Pseudo-City by D. Harlan Wilson

A Review by Mary Pat Mann

Available at amazon.comPseudo-City
D. Harlan Wilson
2005, Raw Dog Screaming Press

So, I’m reading Pseudo-City and I’m wondering, do I like this? Pseudo-City, or more precisely, Pseudofolliculitis City is not exactly a pleasant place. You would not use your bonus miles to go there. If you were there and you had bonus miles, you would immediately go somewhere else.

In PC (as it’s known to its inhabitants), you might be randomly goosed as you walk down the street, unless someone decides to blow your head off, resulting in fountains of gore cascading over whatever you happened to be standing near at the time. I kid you not.

I’m not sure the author likes women much. The female characters in the stories include bag ladies, whores, Susie-homemaker types who rent themselves out on off-hours, and unnamed fantasy women with whom the equally unnamed first-person narrator has fantasy sex, although this rarely works out well for anyone.
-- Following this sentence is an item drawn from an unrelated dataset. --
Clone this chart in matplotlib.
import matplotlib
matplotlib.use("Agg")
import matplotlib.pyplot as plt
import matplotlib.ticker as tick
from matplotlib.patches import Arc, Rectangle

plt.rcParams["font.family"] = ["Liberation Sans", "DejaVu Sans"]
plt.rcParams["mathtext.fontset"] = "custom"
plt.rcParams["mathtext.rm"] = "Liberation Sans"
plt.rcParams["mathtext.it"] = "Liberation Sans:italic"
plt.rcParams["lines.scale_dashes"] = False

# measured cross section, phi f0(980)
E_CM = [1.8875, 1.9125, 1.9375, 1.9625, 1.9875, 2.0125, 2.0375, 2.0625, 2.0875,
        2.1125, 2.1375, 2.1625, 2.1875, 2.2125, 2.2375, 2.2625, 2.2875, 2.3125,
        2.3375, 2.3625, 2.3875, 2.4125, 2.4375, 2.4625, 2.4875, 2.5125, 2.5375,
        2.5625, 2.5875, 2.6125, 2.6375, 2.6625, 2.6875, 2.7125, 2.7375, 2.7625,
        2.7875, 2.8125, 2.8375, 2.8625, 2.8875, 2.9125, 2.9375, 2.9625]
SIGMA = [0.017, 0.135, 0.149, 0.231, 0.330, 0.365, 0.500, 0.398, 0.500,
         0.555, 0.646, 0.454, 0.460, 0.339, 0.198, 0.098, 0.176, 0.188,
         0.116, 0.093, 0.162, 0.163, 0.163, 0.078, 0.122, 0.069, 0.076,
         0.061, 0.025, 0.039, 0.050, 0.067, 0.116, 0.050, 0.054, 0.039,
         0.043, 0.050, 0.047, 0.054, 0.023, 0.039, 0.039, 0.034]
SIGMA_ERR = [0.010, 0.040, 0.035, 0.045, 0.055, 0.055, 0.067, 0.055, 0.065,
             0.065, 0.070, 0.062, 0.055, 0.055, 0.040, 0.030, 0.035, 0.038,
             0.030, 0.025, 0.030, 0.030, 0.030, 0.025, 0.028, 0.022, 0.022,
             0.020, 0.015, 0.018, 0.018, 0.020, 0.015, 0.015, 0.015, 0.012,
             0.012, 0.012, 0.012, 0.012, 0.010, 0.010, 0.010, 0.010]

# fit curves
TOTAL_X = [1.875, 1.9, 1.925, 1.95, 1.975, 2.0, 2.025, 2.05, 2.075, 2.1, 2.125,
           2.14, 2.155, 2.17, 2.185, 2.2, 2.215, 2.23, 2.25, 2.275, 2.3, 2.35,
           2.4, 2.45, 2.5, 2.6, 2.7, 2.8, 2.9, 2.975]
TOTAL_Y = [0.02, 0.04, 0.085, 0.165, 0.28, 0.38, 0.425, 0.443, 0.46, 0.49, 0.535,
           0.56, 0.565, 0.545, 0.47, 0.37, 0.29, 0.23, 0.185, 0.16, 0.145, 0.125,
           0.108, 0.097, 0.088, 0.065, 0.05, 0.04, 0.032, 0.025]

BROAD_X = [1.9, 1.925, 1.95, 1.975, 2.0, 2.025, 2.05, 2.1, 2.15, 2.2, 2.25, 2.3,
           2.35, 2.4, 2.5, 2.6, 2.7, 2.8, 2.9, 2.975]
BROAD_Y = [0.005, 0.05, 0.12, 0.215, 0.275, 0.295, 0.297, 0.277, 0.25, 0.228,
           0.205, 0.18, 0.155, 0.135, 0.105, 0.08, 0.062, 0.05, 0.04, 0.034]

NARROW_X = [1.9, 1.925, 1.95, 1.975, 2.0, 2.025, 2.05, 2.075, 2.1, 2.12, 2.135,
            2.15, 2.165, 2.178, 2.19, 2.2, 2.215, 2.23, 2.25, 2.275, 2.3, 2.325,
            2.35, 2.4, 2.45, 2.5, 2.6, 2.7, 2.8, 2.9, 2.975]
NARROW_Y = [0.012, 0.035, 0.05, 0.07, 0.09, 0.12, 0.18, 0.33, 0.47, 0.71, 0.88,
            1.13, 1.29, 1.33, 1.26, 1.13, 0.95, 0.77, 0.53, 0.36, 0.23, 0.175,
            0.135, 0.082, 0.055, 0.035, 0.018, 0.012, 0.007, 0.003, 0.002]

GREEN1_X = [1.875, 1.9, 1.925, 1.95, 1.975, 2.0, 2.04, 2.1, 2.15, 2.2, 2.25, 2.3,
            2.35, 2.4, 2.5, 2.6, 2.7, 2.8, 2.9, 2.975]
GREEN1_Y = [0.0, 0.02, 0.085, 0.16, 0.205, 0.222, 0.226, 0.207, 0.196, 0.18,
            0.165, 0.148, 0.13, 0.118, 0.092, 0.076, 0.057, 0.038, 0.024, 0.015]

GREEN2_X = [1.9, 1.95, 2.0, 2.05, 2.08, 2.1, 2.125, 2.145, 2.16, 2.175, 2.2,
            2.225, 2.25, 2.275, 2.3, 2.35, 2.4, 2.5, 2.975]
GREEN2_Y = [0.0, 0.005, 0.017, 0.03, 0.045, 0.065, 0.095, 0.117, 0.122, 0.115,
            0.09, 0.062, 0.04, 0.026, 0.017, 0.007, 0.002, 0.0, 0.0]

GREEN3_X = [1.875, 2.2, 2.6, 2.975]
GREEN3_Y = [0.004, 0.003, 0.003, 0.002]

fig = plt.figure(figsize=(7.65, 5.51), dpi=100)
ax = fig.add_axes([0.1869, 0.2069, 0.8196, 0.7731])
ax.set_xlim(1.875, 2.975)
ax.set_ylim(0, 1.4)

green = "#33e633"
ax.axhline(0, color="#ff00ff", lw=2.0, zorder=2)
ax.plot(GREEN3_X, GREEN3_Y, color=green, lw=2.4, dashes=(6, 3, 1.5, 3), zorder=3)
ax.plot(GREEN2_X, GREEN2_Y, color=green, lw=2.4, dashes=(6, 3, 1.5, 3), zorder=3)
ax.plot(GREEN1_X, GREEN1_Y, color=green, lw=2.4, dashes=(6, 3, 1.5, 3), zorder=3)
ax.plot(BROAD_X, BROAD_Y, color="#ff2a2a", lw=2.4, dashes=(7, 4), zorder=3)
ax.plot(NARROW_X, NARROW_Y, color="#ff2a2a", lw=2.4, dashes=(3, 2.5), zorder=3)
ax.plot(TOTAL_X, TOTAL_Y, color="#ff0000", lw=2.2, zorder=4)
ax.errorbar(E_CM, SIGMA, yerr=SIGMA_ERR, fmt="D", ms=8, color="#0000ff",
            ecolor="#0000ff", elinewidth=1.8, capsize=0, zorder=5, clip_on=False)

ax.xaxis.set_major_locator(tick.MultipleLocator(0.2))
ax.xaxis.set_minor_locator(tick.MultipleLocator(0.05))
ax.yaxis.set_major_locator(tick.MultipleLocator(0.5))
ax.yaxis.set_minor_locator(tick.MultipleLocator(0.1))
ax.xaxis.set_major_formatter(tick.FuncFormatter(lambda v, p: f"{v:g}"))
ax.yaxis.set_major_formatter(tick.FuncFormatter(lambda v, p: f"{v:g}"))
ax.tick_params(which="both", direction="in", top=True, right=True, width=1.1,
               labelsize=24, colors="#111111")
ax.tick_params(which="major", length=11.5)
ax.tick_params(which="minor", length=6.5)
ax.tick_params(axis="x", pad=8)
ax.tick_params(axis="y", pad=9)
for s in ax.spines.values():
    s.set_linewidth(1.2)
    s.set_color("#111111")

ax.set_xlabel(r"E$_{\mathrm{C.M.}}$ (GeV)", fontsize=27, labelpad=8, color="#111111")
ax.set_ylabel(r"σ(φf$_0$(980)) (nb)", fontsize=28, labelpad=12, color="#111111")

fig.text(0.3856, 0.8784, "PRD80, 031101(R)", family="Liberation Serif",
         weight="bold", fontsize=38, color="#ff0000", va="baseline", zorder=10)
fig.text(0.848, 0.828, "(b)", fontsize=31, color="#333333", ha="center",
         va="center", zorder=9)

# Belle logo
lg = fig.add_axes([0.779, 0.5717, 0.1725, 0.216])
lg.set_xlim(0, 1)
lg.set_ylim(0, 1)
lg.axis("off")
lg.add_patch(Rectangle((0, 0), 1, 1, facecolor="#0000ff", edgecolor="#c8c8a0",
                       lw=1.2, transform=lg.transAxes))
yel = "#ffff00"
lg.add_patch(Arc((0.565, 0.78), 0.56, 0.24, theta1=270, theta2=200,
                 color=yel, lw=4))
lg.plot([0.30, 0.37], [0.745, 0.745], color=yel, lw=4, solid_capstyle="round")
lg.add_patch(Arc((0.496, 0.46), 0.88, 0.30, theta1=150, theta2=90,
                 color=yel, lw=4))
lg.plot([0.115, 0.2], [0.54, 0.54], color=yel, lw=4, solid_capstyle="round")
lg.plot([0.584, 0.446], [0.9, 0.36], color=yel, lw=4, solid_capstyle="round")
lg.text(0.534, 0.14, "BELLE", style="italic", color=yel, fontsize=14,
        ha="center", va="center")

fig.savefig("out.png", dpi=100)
To be fair, he doesn’t think too highly of men, either. In fact, he seems to think the world is filled to the gills with posers, dandies, flâneurs, impostors, hallucinations, and plain old liars. No one is who he says he is, or if he is, then he really isn’t but doesn’t have the mental capacity to realize it yet. Some of the pets were interesting, though. Did I mention that the inhabitants of PC are hair follicles?

I admit, I’m taking a radical approach here. Your postmodern literary reviewer eschews the concept of preference to seek the motherlode of significance. I mean, who cares what I (to the extent we can speak of a unitary “I”) like? The question is, what do the stories tell us about the universe? Culture? Politics? Deconstruction? Fashionable headgear? The answer is, they’re all whacked.

(The author’s name, by the way, is D. Harlan Wilson, although given what this collection of stories suggests about his epistemology, not to mention ontology and phylogeny, whether this bears any resemblance to what’s on his birth certificate is an open question. He seems likely to be a bigger impostor than his characters and could be anything from a reincarnated follower of Vlad the Impaler to a small woodland mammal.)

What D. (if I may call him that) does seem to like is words. He has fun with words, making them hop around on the page, getting them organized into lists juxtaposing erudite multisyllabic words with short Anglo-Saxon rude words and pseudo-words sounding like something you might have heard on TV when you were a kid. I suspect he likes Douglas Adams, Terry Prachett, Monty Python, Hunter S. Thompson, graphic novels, and old sci-fi movies. If you like that stuff, too, you’ll probably like Pseudo-City. Check it out.